"Cyberinfrastructure (or, "CI") is a fabric of highly-connected systems for information and data acquisition, visualization, computing, storage, and associated human expertise serving end-to-end scientific and engineering workflows to improve scholarly productivity and enable breakthroughs not otherwise possible."
- NSF Office of Advanced Cyberinfrastructure
An emerging program for research technology support
As the University moves to a Carnegie R1 operating tempo, the institution is setting the stage for collaborative cyberinfrastructure development that engages across administration, academic divisions and research disciplines. Research & Innovation, the Office of Information Technology and the faculty-led Cyberinfrastructure Committee are working together to provide effective technology infrastructure and support to meet the dynamic needs of research, scholarly and creative activities across campus.
National research funding agencies such as the National Institutes of Health (NIH), National Science Foundation (NSF), and Department of Energy (DoE) have recognized the critical role that technology plays in all aspects of today’s science and engineering work. These organizations have pioneered large-scale cyberinfrastructure in the form of fast networks and supercomputing, and are now guiding efforts to coordinate investment in research technology support at all scales.

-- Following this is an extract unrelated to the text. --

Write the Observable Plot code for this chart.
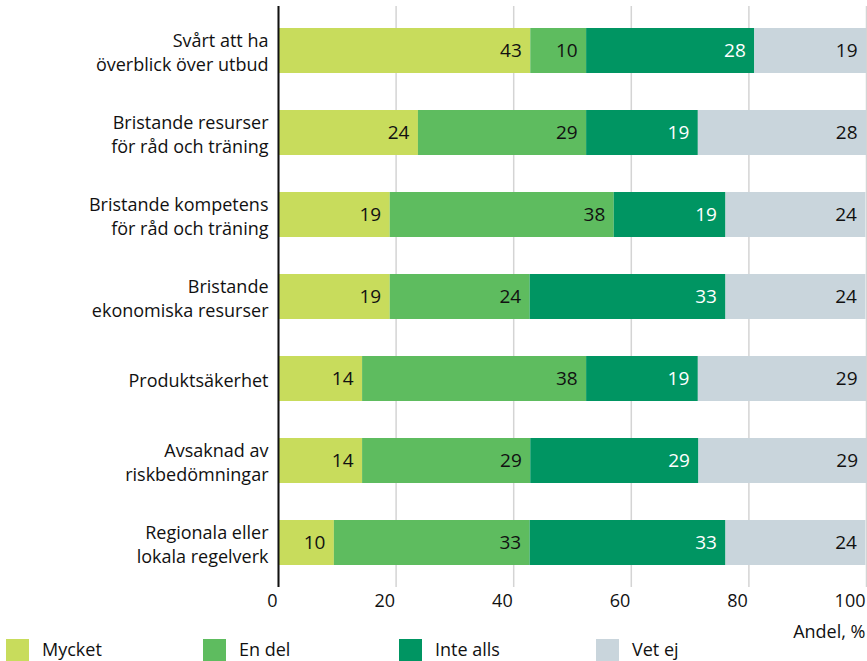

In keeping with these national developments, a robust and sustainable cyberinfrastructure remains essential for research efforts at the University to maintain the highest standards of scholarship, increase in scale and efficiency, and lead in scientific discovery.
Get involved!
Building the cyberinfrastructure we need at the University requires a new approach to investment and planning across lab, department, school, college, and institutional boundaries. While CI is currently being coordinated from within the Office of Information Technology, all research units are stakeholders. Investments in technology and human expertise are decadal in scale, transcending grant cycles and state budgets.